On Life and Love

The Contortions of a Spell List

So I’ve been working on the next major release of the D20 Spell Lists app, and have found myself in a code and UI reorganization/refactoring jungle as I’ve refined my feature set and how I want to handle things.

One of the common-enough cases that the current version doesn’t handle well that I think needs to be is multiple spellcaster classes. If I’m a Druid 5/Bard 6, I’m going to want to keep separate spell lists, and will have different DCs, spells known, and spells per day to contend with. With the current version, the best solution is probably to have two different character files, each with its own spell lists.

My attempts to smooth that out have resulted in a lot of UI revisions as I tried to find good ways for displaying and updating all this info without slowing down the UI to uselessness (buh-bye, Table Layout Panel). Here’s what I’m sitting with now:

It’s not pretty, and there are more tweaks in the queue (like just putting the DCs/per days right with each class, probably), although for the moment it works well enough (read: stuff doesn’t end up hidden and inaccessible) that I can get functionality working again.

Like that 0 modifier for a Wisdom of 15. >_>

One of the silly aspects has been dealing with the fact that the character file format will have changed. Turns out that .NET is very forgiving in deserialization, and if there’s stuff it doesn’t recognize (like spells now being part of the character’s class, instead of the character as a whole), it just ignores it.
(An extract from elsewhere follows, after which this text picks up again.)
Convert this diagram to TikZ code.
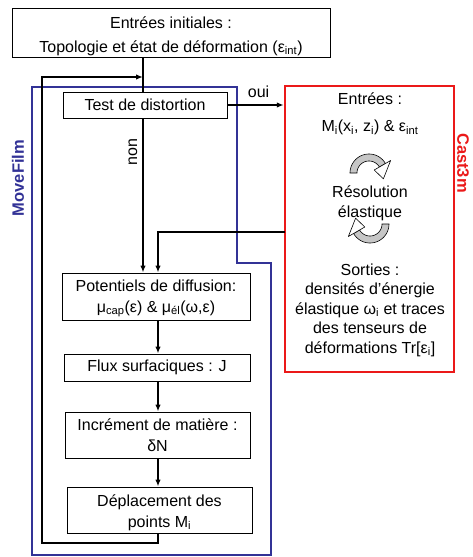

No error, just missing info. So there are some manual checks there to rotate the data tree into what it needs to be.

Something I’m not looking forward to at all: printing. Getting one DataGridView to print was a pain in the ass and required a separate library (even Microsoft knew better than to hop into that cesspool). Getting several to print in sequence, along with appropriate per-class headings? That’s going to make me sad.